Advanced regularization techniques are essential to control model complexity in machine learning, helping prevent overfitting and improving generalization on unseen data.
Regularization works by adding a penalty term to the model’s cost function, discouraging overly complex models that fit noise rather than meaningful patterns.
The most common advanced regularization techniques are L1, L2, Elastic Net, dropout, and early stopping, each with unique mechanisms and benefits to optimize model performance.
L1 Regularization (Lasso)
L1 regularization adds a penalty equal to the absolute value of the model’s coefficients to the loss function.
This penalty encourages sparsity, meaning it can shrink some coefficients exactly to zero, effectively performing feature selection and ignoring less important features.
This makes L1 useful for models with many features and helps in reducing model complexity and improving interpretability.

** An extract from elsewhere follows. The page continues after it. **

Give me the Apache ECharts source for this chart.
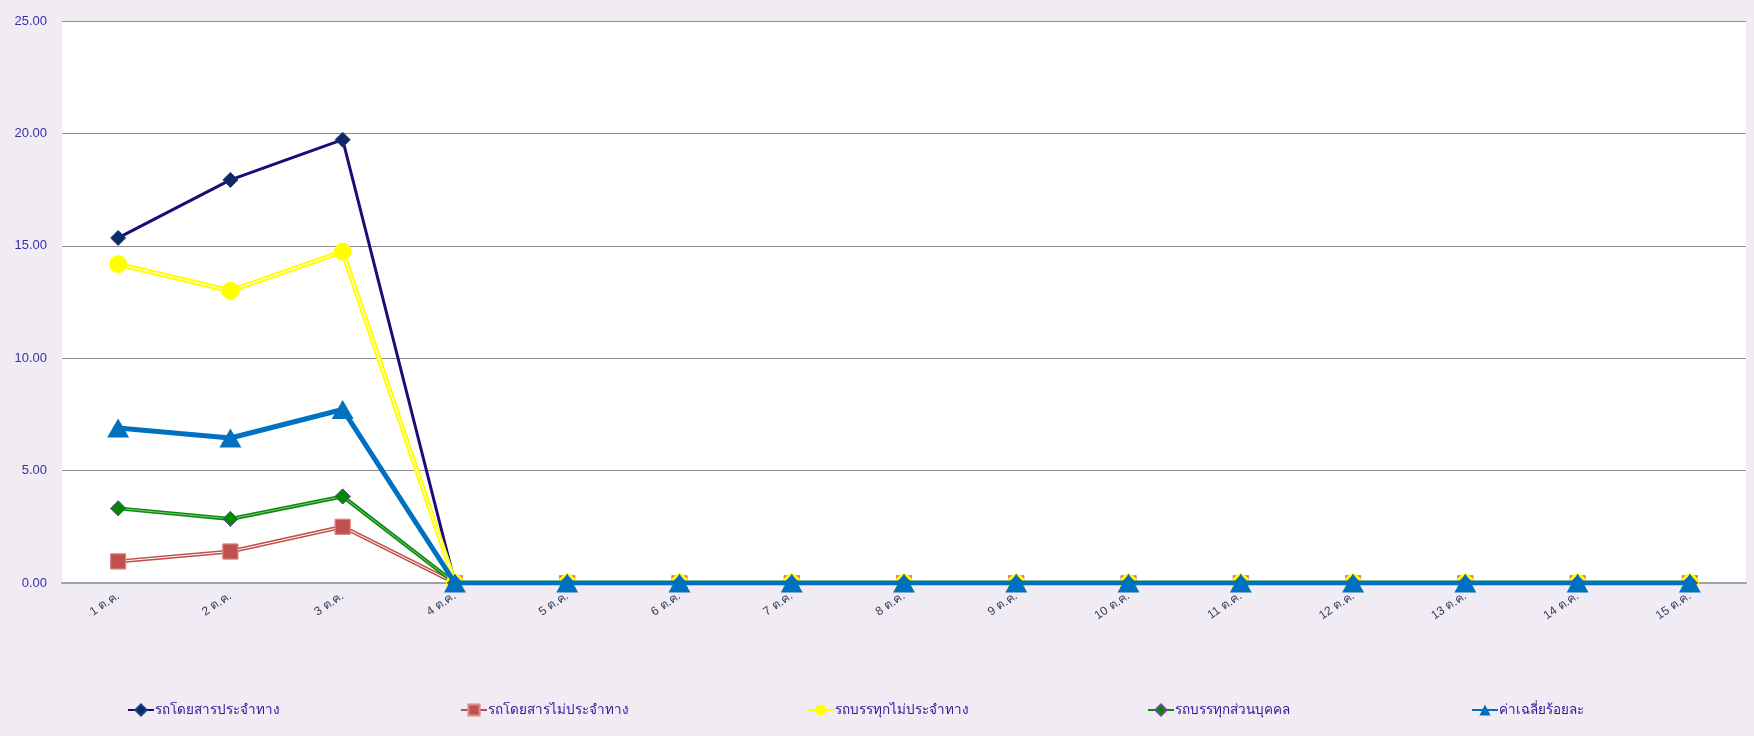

1. Encourages sparsity by setting some weights to zero
2. Useful for high-dimensional datasets
3. Helps in model simplification and feature selection
L2 Regularization (Ridge)
L2 regularization adds a penalty equal to the square of the magnitude of the coefficients, shrinking them towards zero but not exactly zero.
Unlike L1, L2 distributes the penalty across all weights, reducing individual weights more smoothly and preventing any single weight from dominating the model. - visual selection.png)
Elastic Net
Elastic Net combines L1 and L2 penalties, providing a balance between feature selection and coefficient shrinkage. It introduces a mixing parameter that controls the relative contribution of L1 and L2 penalties.
1. Combines sparsity and smooth shrinkage
2. Suitable when features are correlated
3. Flexible regularization controlled by mixing ratio
Dropout Regularization
Dropout is a technique used primarily in neural networks. During training, dropout randomly “drops out” (sets to zero) a fraction of neurons in a layer at each iteration, forcing the network to learn redundant representations and preventing co-adaptation of neurons.
1. Reduces overfitting by promoting robust feature learning
2. Applies only during training, with all neurons active during testing
3. Controls complexity by implicitly averaging multiple neural network architectures
Early Stopping
Early stopping monitors the model’s performance on a validation set during training, halting training once the validation error stops improving, thus preventing the model from overfitting by training for too long.
Practical Impact and Usage
Each regularization technique addresses the bias-variance trade-off by adding controlled bias to reduce variance, improving model generalization.
1. L1 often leads to simpler, interpretable models by eliminating irrelevant features.
2. L2 tends to produce more stable, smoother models in noisy data settings.
3. Elastic Net is a versatile choice when both L1 and L2 penalties are needed.
4. Dropout and early stopping are crucial in deep learning to prevent overfitting without explicit penalties.
Together, these regularization techniques enable practitioners to tailor solutions to specific datasets and model architectures, balancing underfitting and overfitting effectively.